Vector Fields#

Vector-valued CoefficientFunctions can be visualized as arrow glyphs on surfaces, clipping planes, or as field lines.

Surface Vectors#

Arrows on the boundary surface of a 3D mesh:

[1]:

from ngsolve import *
from ngsolve_webgpu import *
from webgpu.jupyter import Draw

mesh = Mesh(unit_cube.GenerateMesh(maxh=0.2))
cf = CF((x, y, 1))
md = MeshData(mesh)
fd = FunctionData(md, cf, order=1)
vecs = SurfaceVectors(fd)
Draw(vecs)

[1]:

SurfaceVectors samples the vector field on surface elements and renders 3D arrows. grid_size controls the density of arrows (default 20).

Clipping Vectors#

Arrows on a clipping plane through the volume:

[2]:

from ngsolve import *
from ngsolve_webgpu import *
from webgpu.clipping import Clipping
from webgpu.jupyter import Draw

mesh = Mesh(unit_cube.GenerateMesh(maxh=0.2))
cf = CF((x, y, 1))
md = MeshData(mesh)
fd = FunctionData(md, cf, order=1)
clipping = Clipping()
clipping.center = [0.5, 0.5, 0.5]
vecs = ClippingVectors(fd, clipping=clipping)
Draw(vecs)

[2]:

ClippingVectors works like SurfaceVectors but on the clipping cross-section.
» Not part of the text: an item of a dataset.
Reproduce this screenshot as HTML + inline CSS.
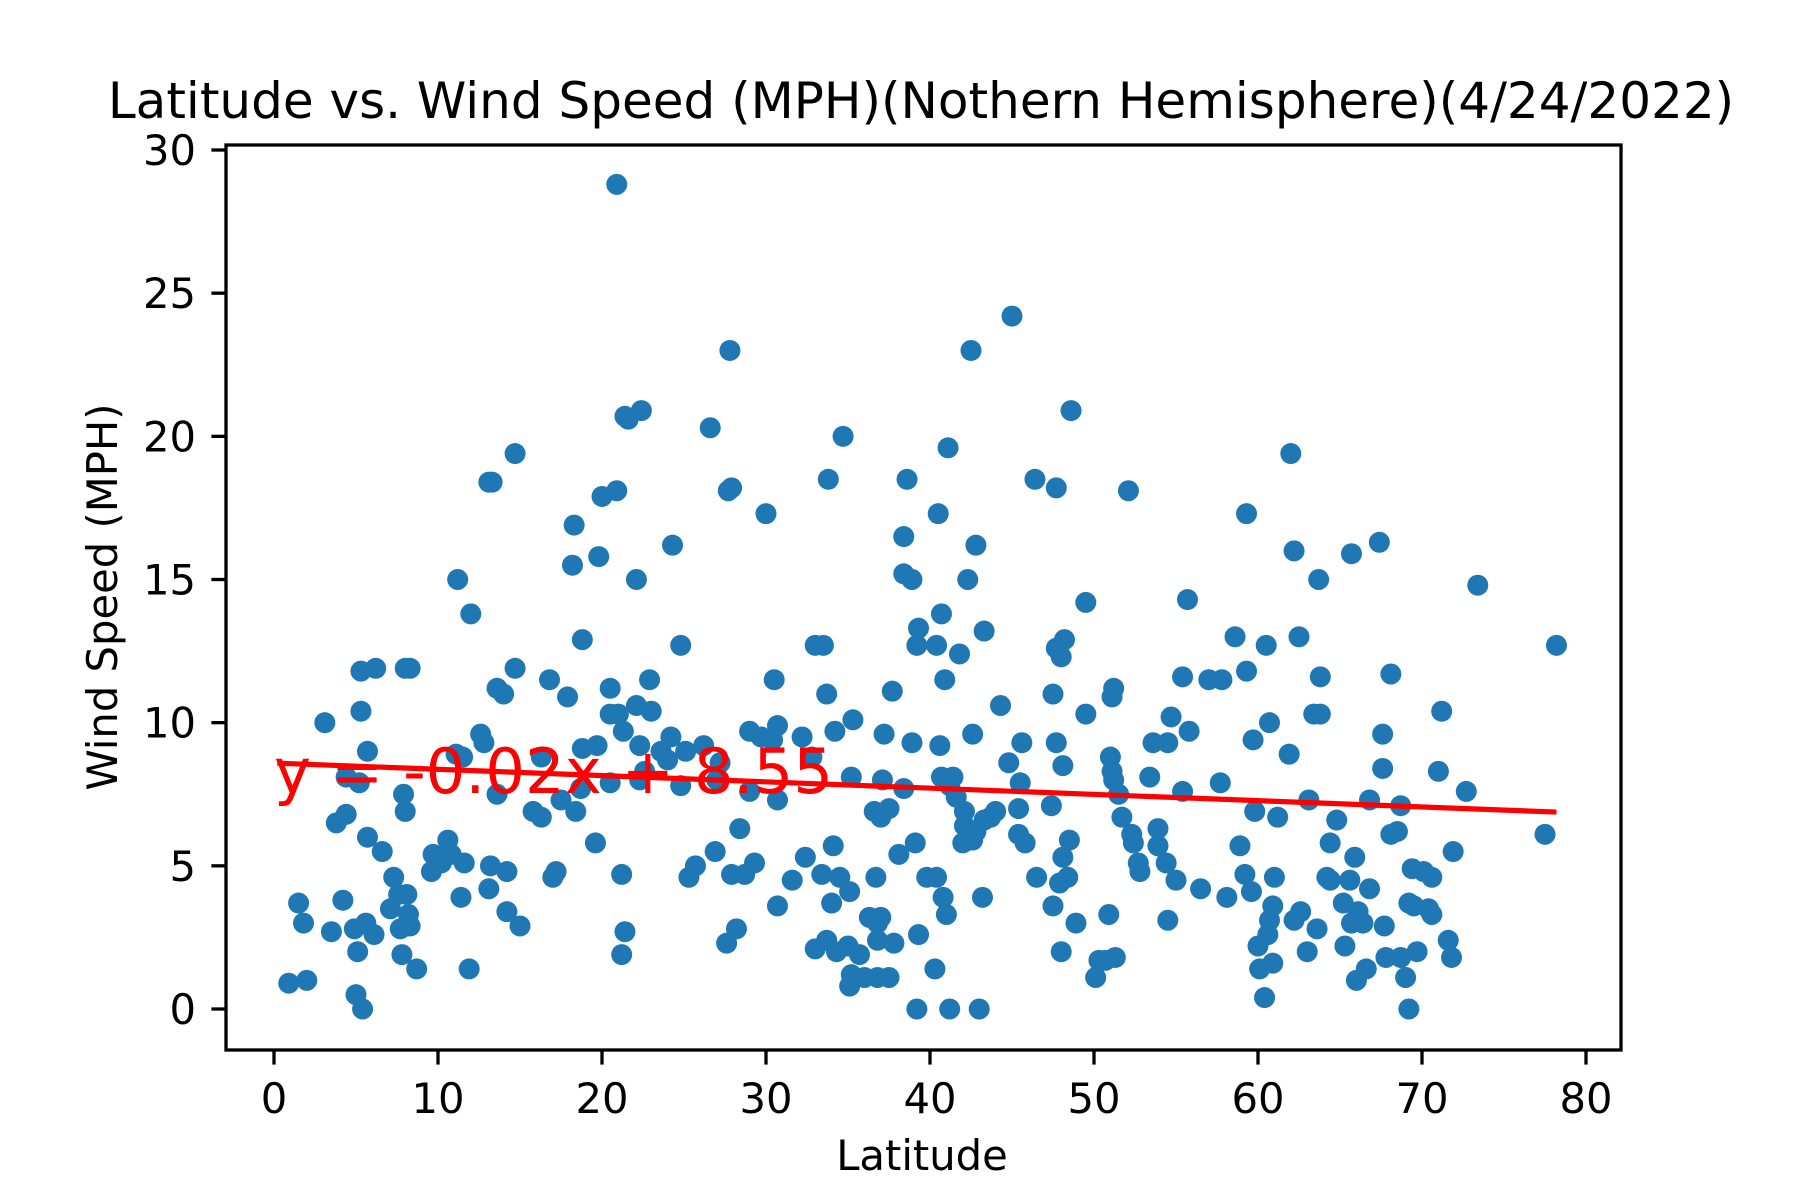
<!DOCTYPE html>
<html><head><meta charset="utf-8"><style>
html,body{margin:0;padding:0;background:#fff;}
svg{display:block;font-family:"DejaVu Sans","Liberation Sans",sans-serif;}
</style></head><body>
<svg id="chart" width="1800" height="1200" viewBox="0 0 1800 1200" xmlns="http://www.w3.org/2000/svg">
<rect width="1800" height="1200" fill="#fff"/>
<text x="921" y="118" font-size="50" text-anchor="middle">Latitude vs. Wind Speed (MPH)(Nothern Hemisphere)(4/24/2022)</text>
<g id="points"></g>
<g id="axes"></g>
<text x="922" y="1170" font-size="41.7" text-anchor="middle">Latitude</text>
<text transform="translate(117,597) rotate(-90)" font-size="41.7" text-anchor="middle">Wind Speed (MPH)</text>
</svg>
<script>
const lat = [0.9,2.0,1.5,1.8,3.1,3.5,3.8,4.2,4.4,4.4,4.9,5.0,5.1,5.4,5.3,5.3,5.2,5.7,5.7,5.6,6.2,6.1,6.6,7.1,7.3,7.6,7.7,7.8,7.9,8.0,8.0,8.3,8.1,8.2,8.3,8.7,
9.6,9.7,10.2,10.6,10.8,11.1,11.2,11.4,11.5,11.6,11.9,12.0,12.6,12.8,13.1,13.3,13.2,13.1,13.6,13.6,14.0,14.2,14.2,14.7,14.7,15.0,
15.8,16.3,16.3,16.8,17.0,17.2,17.5,17.9,18.2,18.3,18.4,18.7,18.8,18.8,19.6,19.8,19.7,20.0,20.5,20.5,20.5,20.9,20.9,21.0,21.2,21.2,21.4,21.3,21.4,21.6,22.1,22.1,22.3,22.4,22.6,22.9,23.0,22.3,23.6,24.0,24.2,24.3,24.8,24.8,25.1,25.3,25.7,
26.2,26.6,26.9,27.0,27.2,27.6,27.7,27.9,27.8,27.9,28.2,28.4,28.7,29.0,29.0,29.3,29.7,30.0,30.4,30.5,30.7,30.7,30.7,31.6,32.2,32.4,32.8,33.0,33.0,33.5,33.4,33.7,33.7,33.8,34.0,34.2,34.3,34.1,34.7,34.5,35.0,35.1,35.1,35.2,35.2,35.3,35.7,36.0,36.3,36.6,36.7,36.8,36.8,36.8,37.0,37.1,37.0,37.2,37.5,37.5,37.7,37.8,38.1,38.4,38.4,38.4,38.6,38.9,38.9,39.1,39.2,39.2,39.3,39.3,39.8,40.3,40.4,40.5,40.4,40.6,40.7,40.8,40.9,40.7,41.0,41.1,41.2,41.2,41.4,41.6,41.8,42.0,42.1,42.1,42.3,42.5,42.6,42.6,42.8,42.8,43.0,43.2,43.3,43.3,43.7,44.0,44.3,44.8,45.0,45.4,45.4,45.6,45.5,45.8,46.4,46.5,
47.4,47.5,47.5,47.7,47.7,47.7,47.9,48.0,48.1,48.0,48.1,48.2,48.4,48.5,48.6,48.9,49.5,49.5,50.1,50.3,50.7,50.9,51.0,51.1,51.2,51.1,51.2,51.5,51.3,51.7,52.1,52.3,52.4,52.7,52.8,53.4,53.6,53.9,53.9,54.4,54.5,54.5,54.7,55.0,55.4,55.4,55.7,55.8,56.5,57.0,57.8,57.7,58.1,58.6,58.9,59.2,59.3,59.3,59.6,59.7,59.8,60.0,60.1,60.4,60.5,60.6,60.7,60.7,60.9,60.9,61.0,61.2,
62.0,61.9,62.2,62.2,62.5,62.6,63.0,63.1,63.4,63.8,63.7,63.8,63.6,64.2,64.4,64.4,64.8,65.2,65.3,65.6,65.7,65.7,65.9,66.1,66.0,66.4,66.6,66.8,66.8,67.4,67.6,67.6,67.7,67.8,68.1,68.1,68.5,68.7,68.7,69.0,69.2,69.2,69.4,69.7,69.5,70.1,70.4,70.6,70.6,71.0,71.2,71.6,71.8,71.9,72.7,73.4,77.5,78.2];
const wind = [0.9,1.0,3.7,3.0,10.0,2.7,6.5,3.8,6.8,8.1,2.8,0.5,2.0,0,11.8,10.4,7.9,9.0,6.0,3.0,11.9,2.6,5.5,3.5,4.6,4.0,2.8,1.9,7.5,6.9,11.9,11.9,4.0,3.3,2.9,1.4,
4.8,5.4,5.1,5.9,5.4,8.9,15.0,3.9,8.8,5.1,1.4,13.8,9.6,9.3,18.4,18.4,5.0,4.2,11.2,7.5,11.0,4.8,3.4,19.4,11.9,2.9,
6.9,6.7,8.8,11.5,4.6,4.8,7.3,10.9,15.5,16.9,6.9,7.7,12.9,9.1,5.8,15.8,9.2,17.9,11.2,10.3,7.9,28.8,18.1,10.3,4.7,1.9,2.7,9.7,20.7,20.6,15.0,10.6,9.2,20.9,8.3,11.5,10.4,8.0,9.0,8.7,9.5,16.2,12.7,7.8,9.0,4.6,5.0,
9.2,20.3,5.5,8.0,8.6,2.3,18.1,18.2,23.0,4.7,2.8,6.3,4.7,9.7,7.6,5.1,9.5,17.3,9.4,11.5,3.6,9.9,7.3,4.5,9.5,5.3,8.8,2.1,12.7,12.7,4.7,11.0,2.4,18.5,3.7,9.7,2.0,5.7,20.0,4.6,2.2,0.8,4.1,1.2,8.1,10.1,1.9,1.1,3.2,6.9,4.6,3.0,2.4,1.1,3.2,8.0,6.7,9.6,7.0,1.1,11.1,2.3,5.4,7.7,16.5,15.2,18.5,15.0,9.3,5.8,12.7,0,13.3,2.6,4.6,1.4,12.7,17.3,4.6,9.2,13.8,3.9,11.5,8.1,3.3,19.6,7.8,0,8.1,7.4,12.4,5.8,6.9,6.4,15.0,23.0,9.6,5.9,16.2,6.2,0,3.9,13.2,6.6,6.7,6.9,10.6,8.6,24.2,7.0,6.1,9.3,7.9,5.8,18.5,4.6,
7.1,11.0,3.6,12.6,18.2,9.3,4.4,12.3,5.3,2.0,8.5,12.9,4.6,5.9,20.9,3.0,14.2,10.3,1.1,1.7,1.7,3.3,8.8,10.9,11.2,8.3,8.0,7.5,1.8,6.7,18.1,6.1,5.8,5.1,4.8,8.1,9.3,6.3,5.7,5.1,9.3,3.1,10.2,4.5,11.6,7.6,14.3,9.7,4.2,11.5,11.5,7.9,3.9,13.0,5.7,4.7,11.8,17.3,4.1,9.4,6.9,2.2,1.4,0.4,12.7,2.6,10.0,3.1,1.6,3.6,4.6,6.7,
19.4,8.9,16.0,3.1,13.0,3.4,2.0,7.3,10.3,10.3,15.0,11.6,2.8,4.6,5.8,4.5,6.6,3.7,2.2,4.5,15.9,3.0,5.3,3.4,1.0,3.0,1.4,4.2,7.3,16.3,9.6,8.4,2.9,1.8,11.7,6.1,6.2,7.1,1.8,1.1,0,3.7,4.9,2.0,3.6,4.8,3.5,3.3,4.6,8.3,10.4,2.4,1.8,5.5,7.6,14.8,6.1,12.7];
const xTicks = [0,10,20,30,40,50,60,70,80];
const yTicks = [0,5,10,15,20,25,30];
const fitSlope = [-0.0219];
const fitIntercept = [8.59];
const fitRange = [0.2, 78.2];
const fitLabel = ["y = -0.02x + 8.55"];

const NS = "http://www.w3.org/2000/svg";
const L = 226, R = 1621, T = 145, B = 1050;
const xs = v => 274 + v * 16.4;
const ys = v => 1009 - v * 28.633;
function mk(tag, attrs, parent){const e=document.createElementNS(NS,tag);for(const k in attrs)e.setAttribute(k,attrs[k]);parent.appendChild(e);return e;}
const pts = document.getElementById('points');
for(let i=0;i<lat.length;i++){
  const c = mk('circle',{cx:xs(lat[i]),cy:ys(wind[i]),r:10.5,fill:'#1f77b4'},pts);
  
  
}
const ax = document.getElementById('axes');
const ln = mk('line',{x1:xs(fitRange[0]),y1:ys(fitSlope[0]*fitRange[0]+fitIntercept[0]),x2:xs(fitRange[1]),y2:ys(fitSlope[0]*fitRange[1]+fitIntercept[0]),stroke:'#ff0000','stroke-width':5.2},ax);


const ann = mk('text',{x:xs(0),y:793,'font-size':62.5,fill:'#ff0000'},ax);
ann.textContent = fitLabel[0];


const frame = mk('rect',{x:L,y:T,width:R-L,height:B-T,fill:'none',stroke:'#000','stroke-width':3.3},ax);


xTicks.forEach(t=>{
  const tk = mk('line',{x1:xs(t),x2:xs(t),y1:B,y2:B+14.6,stroke:'#000','stroke-width':3.3},ax);
  
  
  const tx = mk('text',{x:xs(t),y:1113,'font-size':41.7,'text-anchor':'middle'},ax);
  tx.textContent = t;
  
  
});
yTicks.forEach(t=>{
  const tk = mk('line',{x1:L-14.6,x2:L,y1:ys(t),y2:ys(t),stroke:'#000','stroke-width':3.3},ax);
  
  
  const tx = mk('text',{x:L-30,y:ys(t)+15,'font-size':41.7,'text-anchor':'end'},ax);
  tx.textContent = t;
  
  
});
</script>
</body></html>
The clipping plane is controlled by the Clipping object.

Field Lines#

Streamlines traced through a 3D vector field:

[3]:

from ngsolve import *
from ngsolve_webgpu.cf import FieldLines
from webgpu.jupyter import Draw

mesh = Mesh(unit_cube.GenerateMesh(maxh=0.3))
cf = CF((-y, x, 0.1))
fieldlines = FieldLines(cf, mesh, num_lines=100, length=0.5, thickness=0.0015)
Draw(fieldlines)

[3]:

FieldLines integrates streamlines from random start points. Key parameters:

num_lines — number of streamlines (default 100)
length — integration length (default 0.5)
thickness — line thickness relative to bounding box (default 0.0015)
direction — 0=both, 1=forward, -1=backward